## What to produce
Write out the entire listing below exactly as it appears, minus any pictures.

## Data extract
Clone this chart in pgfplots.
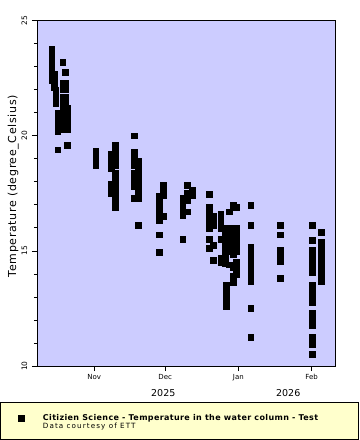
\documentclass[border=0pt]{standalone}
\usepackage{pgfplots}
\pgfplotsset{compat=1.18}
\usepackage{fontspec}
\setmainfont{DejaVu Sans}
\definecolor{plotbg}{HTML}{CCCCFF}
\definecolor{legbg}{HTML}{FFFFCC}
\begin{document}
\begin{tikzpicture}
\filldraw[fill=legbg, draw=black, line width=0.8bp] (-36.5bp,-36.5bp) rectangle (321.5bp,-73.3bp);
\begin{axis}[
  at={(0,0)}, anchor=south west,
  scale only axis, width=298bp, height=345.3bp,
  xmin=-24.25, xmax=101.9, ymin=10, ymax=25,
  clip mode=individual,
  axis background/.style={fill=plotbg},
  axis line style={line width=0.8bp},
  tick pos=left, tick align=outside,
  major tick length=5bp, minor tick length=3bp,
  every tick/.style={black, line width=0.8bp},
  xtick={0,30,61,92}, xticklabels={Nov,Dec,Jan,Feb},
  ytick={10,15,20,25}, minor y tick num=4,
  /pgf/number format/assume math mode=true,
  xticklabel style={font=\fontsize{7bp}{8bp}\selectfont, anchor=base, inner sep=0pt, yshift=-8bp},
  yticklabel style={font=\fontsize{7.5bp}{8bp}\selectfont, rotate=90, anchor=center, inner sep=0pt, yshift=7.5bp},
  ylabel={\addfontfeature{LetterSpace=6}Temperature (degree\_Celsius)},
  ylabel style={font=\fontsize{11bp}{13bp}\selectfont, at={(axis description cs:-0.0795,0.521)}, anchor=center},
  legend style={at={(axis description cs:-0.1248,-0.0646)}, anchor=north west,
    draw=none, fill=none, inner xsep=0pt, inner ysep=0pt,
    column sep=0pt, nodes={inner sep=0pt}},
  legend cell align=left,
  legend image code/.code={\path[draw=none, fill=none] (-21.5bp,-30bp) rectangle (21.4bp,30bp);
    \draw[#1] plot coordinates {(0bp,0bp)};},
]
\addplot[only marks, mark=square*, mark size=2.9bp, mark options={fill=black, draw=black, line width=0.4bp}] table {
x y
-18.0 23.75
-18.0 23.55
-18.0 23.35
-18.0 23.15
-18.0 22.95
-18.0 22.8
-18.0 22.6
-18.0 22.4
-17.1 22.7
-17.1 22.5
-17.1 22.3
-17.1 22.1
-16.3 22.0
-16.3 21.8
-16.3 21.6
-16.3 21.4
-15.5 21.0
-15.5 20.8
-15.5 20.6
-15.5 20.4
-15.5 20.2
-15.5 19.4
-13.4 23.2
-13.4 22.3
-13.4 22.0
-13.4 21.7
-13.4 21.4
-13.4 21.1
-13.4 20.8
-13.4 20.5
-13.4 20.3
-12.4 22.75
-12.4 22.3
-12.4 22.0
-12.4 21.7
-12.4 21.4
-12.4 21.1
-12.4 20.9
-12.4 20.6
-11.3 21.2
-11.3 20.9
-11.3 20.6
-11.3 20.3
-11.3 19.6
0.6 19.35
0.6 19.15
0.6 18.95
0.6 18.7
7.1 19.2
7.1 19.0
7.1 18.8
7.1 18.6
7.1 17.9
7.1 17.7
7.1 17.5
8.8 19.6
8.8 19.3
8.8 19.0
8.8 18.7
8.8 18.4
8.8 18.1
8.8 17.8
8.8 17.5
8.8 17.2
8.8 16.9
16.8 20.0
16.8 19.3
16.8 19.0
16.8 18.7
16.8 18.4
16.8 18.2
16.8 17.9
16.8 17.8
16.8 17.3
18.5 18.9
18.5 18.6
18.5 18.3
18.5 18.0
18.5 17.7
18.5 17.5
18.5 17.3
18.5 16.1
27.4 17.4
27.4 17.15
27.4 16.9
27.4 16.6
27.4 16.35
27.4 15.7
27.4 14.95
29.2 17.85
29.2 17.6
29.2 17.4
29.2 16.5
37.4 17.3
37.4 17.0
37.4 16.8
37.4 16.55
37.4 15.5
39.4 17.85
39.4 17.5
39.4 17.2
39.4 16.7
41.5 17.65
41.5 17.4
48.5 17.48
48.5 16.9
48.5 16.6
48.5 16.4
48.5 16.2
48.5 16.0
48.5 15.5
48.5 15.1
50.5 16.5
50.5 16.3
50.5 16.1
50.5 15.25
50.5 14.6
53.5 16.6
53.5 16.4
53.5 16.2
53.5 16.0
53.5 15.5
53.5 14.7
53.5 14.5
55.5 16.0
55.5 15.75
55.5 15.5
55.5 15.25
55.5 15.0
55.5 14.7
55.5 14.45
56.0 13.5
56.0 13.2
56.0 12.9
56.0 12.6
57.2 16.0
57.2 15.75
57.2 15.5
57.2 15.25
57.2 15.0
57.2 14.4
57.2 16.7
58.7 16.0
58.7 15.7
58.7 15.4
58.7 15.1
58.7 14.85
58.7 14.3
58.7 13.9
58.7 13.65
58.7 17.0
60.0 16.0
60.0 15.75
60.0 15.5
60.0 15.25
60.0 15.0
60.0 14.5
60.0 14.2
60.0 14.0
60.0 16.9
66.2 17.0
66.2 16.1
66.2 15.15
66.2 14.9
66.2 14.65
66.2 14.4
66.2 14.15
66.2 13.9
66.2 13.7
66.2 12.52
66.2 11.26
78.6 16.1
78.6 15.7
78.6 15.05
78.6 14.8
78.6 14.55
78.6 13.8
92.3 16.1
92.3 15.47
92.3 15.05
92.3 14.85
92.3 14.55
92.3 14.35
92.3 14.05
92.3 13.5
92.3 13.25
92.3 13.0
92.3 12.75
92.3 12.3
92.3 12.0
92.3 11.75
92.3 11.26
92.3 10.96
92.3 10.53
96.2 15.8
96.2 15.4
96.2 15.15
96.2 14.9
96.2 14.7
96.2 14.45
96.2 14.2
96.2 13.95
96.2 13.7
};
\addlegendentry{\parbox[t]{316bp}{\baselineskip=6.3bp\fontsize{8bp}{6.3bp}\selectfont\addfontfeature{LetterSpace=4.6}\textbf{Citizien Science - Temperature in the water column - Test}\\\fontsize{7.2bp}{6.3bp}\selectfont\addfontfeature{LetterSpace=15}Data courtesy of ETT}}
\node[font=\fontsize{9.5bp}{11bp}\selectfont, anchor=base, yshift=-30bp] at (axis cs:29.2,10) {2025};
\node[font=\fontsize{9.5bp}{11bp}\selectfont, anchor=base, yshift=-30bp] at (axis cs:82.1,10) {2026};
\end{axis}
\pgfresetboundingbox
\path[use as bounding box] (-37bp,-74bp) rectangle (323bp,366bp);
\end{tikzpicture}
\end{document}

## Task output
Clone this chart in pgfplots.
\documentclass[border=0pt]{standalone}
\usepackage{pgfplots}
\pgfplotsset{compat=1.18}
\usepackage{fontspec}
\setmainfont{DejaVu Sans}
\definecolor{plotbg}{HTML}{CCCCFF}
\definecolor{legbg}{HTML}{FFFFCC}
\begin{document}
\begin{tikzpicture}
\filldraw[fill=legbg, draw=black, line width=0.8bp] (-36.5bp,-36.5bp) rectangle (321.5bp,-73.3bp);
\begin{axis}[
  at={(0,0)}, anchor=south west,
  scale only axis, width=298bp, height=345.3bp,
  xmin=-24.25, xmax=101.9, ymin=10, ymax=25,
  clip mode=individual,
  axis background/.style={fill=plotbg},
  axis line style={line width=0.8bp},
  tick pos=left, tick align=outside,
  major tick length=5bp, minor tick length=3bp,
  every tick/.style={black, line width=0.8bp},
  xtick={0,30,61,92}, xticklabels={Nov,Dec,Jan,Feb},
  ytick={10,15,20,25}, minor y tick num=4,
  /pgf/number format/assume math mode=true,
  xticklabel style={font=\fontsize{7bp}{8bp}\selectfont, anchor=base, inner sep=0pt, yshift=-8bp},
  yticklabel style={font=\fontsize{7.5bp}{8bp}\selectfont, rotate=90, anchor=center, inner sep=0pt, yshift=7.5bp},
  ylabel={\addfontfeature{LetterSpace=6}Temperature (degree\_Celsius)},
  ylabel style={font=\fontsize{11bp}{13bp}\selectfont, at={(axis description cs:-0.0795,0.521)}, anchor=center},
  legend style={at={(axis description cs:-0.1248,-0.0646)}, anchor=north west,
    draw=none, fill=none, inner xsep=0pt, inner ysep=0pt,
    column sep=0pt, nodes={inner sep=0pt}},
  legend cell align=left,
  legend image code/.code={\path[draw=none, fill=none] (-21.5bp,-30bp) rectangle (21.4bp,30bp);
    \draw[#1] plot coordinates {(0bp,0bp)};},
]
\addplot[only marks, mark=square*, mark size=2.9bp, mark options={fill=black, draw=black, line width=0.4bp}] table {
x y
-18.0 23.75
-18.0 23.55
-18.0 23.35
-18.0 23.15
-18.0 22.95
-18.0 22.8
-18.0 22.6
-18.0 22.4
-17.1 22.7
-17.1 22.5
-17.1 22.3
-17.1 22.1
-16.3 22.0
-16.3 21.8
-16.3 21.6
-16.3 21.4
-15.5 21.0
-15.5 20.8
-15.5 20.6
-15.5 20.4
-15.5 20.2
-15.5 19.4
-13.4 23.2
-13.4 22.3
-13.4 22.0
-13.4 21.7
-13.4 21.4
-13.4 21.1
-13.4 20.8
-13.4 20.5
-13.4 20.3
-12.4 22.75
-12.4 22.3
-12.4 22.0
-12.4 21.7
-12.4 21.4
-12.4 21.1
-12.4 20.9
-12.4 20.6
-11.3 21.2
-11.3 20.9
-11.3 20.6
-11.3 20.3
-11.3 19.6
0.6 19.35
0.6 19.15
0.6 18.95
0.6 18.7
7.1 19.2
7.1 19.0
7.1 18.8
7.1 18.6
7.1 17.9
7.1 17.7
7.1 17.5
8.8 19.6
8.8 19.3
8.8 19.0
8.8 18.7
8.8 18.4
8.8 18.1
8.8 17.8
8.8 17.5
8.8 17.2
8.8 16.9
16.8 20.0
16.8 19.3
16.8 19.0
16.8 18.7
16.8 18.4
16.8 18.2
16.8 17.9
16.8 17.8
16.8 17.3
18.5 18.9
18.5 18.6
18.5 18.3
18.5 18.0
18.5 17.7
18.5 17.5
18.5 17.3
18.5 16.1
27.4 17.4
27.4 17.15
27.4 16.9
27.4 16.6
27.4 16.35
27.4 15.7
27.4 14.95
29.2 17.85
29.2 17.6
29.2 17.4
29.2 16.5
37.4 17.3
37.4 17.0
37.4 16.8
37.4 16.55
37.4 15.5
39.4 17.85
39.4 17.5
39.4 17.2
39.4 16.7
41.5 17.65
41.5 17.4
48.5 17.48
48.5 16.9
48.5 16.6
48.5 16.4
48.5 16.2
48.5 16.0
48.5 15.5
48.5 15.1
50.5 16.5
50.5 16.3
50.5 16.1
50.5 15.25
50.5 14.6
53.5 16.6
53.5 16.4
53.5 16.2
53.5 16.0
53.5 15.5
53.5 14.7
53.5 14.5
55.5 16.0
55.5 15.75
55.5 15.5
55.5 15.25
55.5 15.0
55.5 14.7
55.5 14.45
56.0 13.5
56.0 13.2
56.0 12.9
56.0 12.6
57.2 16.0
57.2 15.75
57.2 15.5
57.2 15.25
57.2 15.0
57.2 14.4
57.2 16.7
58.7 16.0
58.7 15.7
58.7 15.4
58.7 15.1
58.7 14.85
58.7 14.3
58.7 13.9
58.7 13.65
58.7 17.0
60.0 16.0
60.0 15.75
60.0 15.5
60.0 15.25
60.0 15.0
60.0 14.5
60.0 14.2
60.0 14.0
60.0 16.9
66.2 17.0
66.2 16.1
66.2 15.15
66.2 14.9
66.2 14.65
66.2 14.4
66.2 14.15
66.2 13.9
66.2 13.7
66.2 12.52
66.2 11.26
78.6 16.1
78.6 15.7
78.6 15.05
78.6 14.8
78.6 14.55
78.6 13.8
92.3 16.1
92.3 15.47
92.3 15.05
92.3 14.85
92.3 14.55
92.3 14.35
92.3 14.05
92.3 13.5
92.3 13.25
92.3 13.0
92.3 12.75
92.3 12.3
92.3 12.0
92.3 11.75
92.3 11.26
92.3 10.96
92.3 10.53
96.2 15.8
96.2 15.4
96.2 15.15
96.2 14.9
96.2 14.7
96.2 14.45
96.2 14.2
96.2 13.95
96.2 13.7
};
\addlegendentry{\parbox[t]{316bp}{\baselineskip=6.3bp\fontsize{8bp}{6.3bp}\selectfont\addfontfeature{LetterSpace=4.6}\textbf{Citizien Science - Temperature in the water column - Test}\\\fontsize{7.2bp}{6.3bp}\selectfont\addfontfeature{LetterSpace=15}Data courtesy of ETT}}
\node[font=\fontsize{9.5bp}{11bp}\selectfont, anchor=base, yshift=-30bp] at (axis cs:29.2,10) {2025};
\node[font=\fontsize{9.5bp}{11bp}\selectfont, anchor=base, yshift=-30bp] at (axis cs:82.1,10) {2026};
\end{axis}
\pgfresetboundingbox
\path[use as bounding box] (-37bp,-74bp) rectangle (323bp,366bp);
\end{tikzpicture}
\end{document}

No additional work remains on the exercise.